On the other hand, CFOs have been taught to think with a single cash flow and therefore have difficulties in conceiving and adapting to a business model with several cash flows. Yet this is one of the key elements in achieving zero waste for a company while generating additional cash flows and therefore a higher turnover.
Could you tell us about the co-creation session you led at PUZZLE X?
The topic of the session was “a sustainable attitude in R&D”. The goal of the workshop was to give some key elements to the participants to change their mindset when they imagine a new product and build the technical specifications during the development stage. The participants were split into 3 groups and each group imagined a frontier material-based product and co-created the value chain in thinking how their business model could be sustainable. The 3 groups were amazing, and they proposed very nice solutions! This session showed them how it is possible to create sustainable solutions, it is merely a change in mindset.
What were the key findings from your co-creation session at PUZZLE X?
When R&D/designers/innovation people take time to think about how they could imagine a product and its production chain to be as sustainable as possible, a lot of solutions emerge thanks to their creativity and imagination. This type of event shows that everybody has the capability to switch their mindset into a sustainable direction so that we can collectively do better: the solutions are already in our minds!
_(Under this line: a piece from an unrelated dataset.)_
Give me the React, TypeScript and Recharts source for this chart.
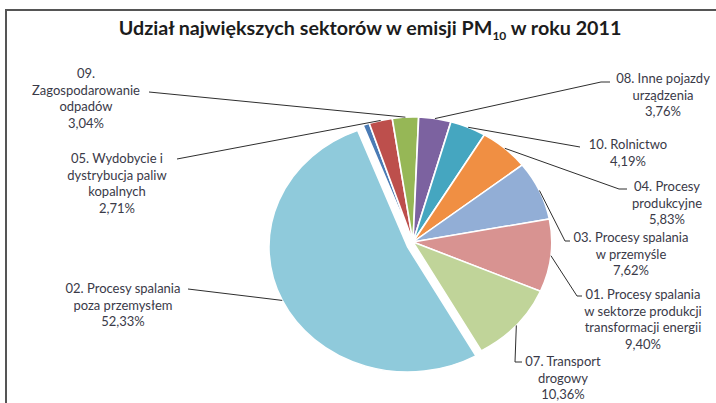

How do you think PUZZLE X can be leveraged to encourage sustainable practices in companies?
PUZZLE X can be a booster for companies that would like to initiate sustainable innovation or go to the next level of sustainability. PUZZLE X is a motivating place showing us that a variety of solutions is possible, and a lot of ideas are continuously emerging. PUZZLE X allows us to meet a lot of people so that we can find partners, advisors and experts we need for our project. It’s one of the most innovative places having the capability to build the future in a more sustainable way!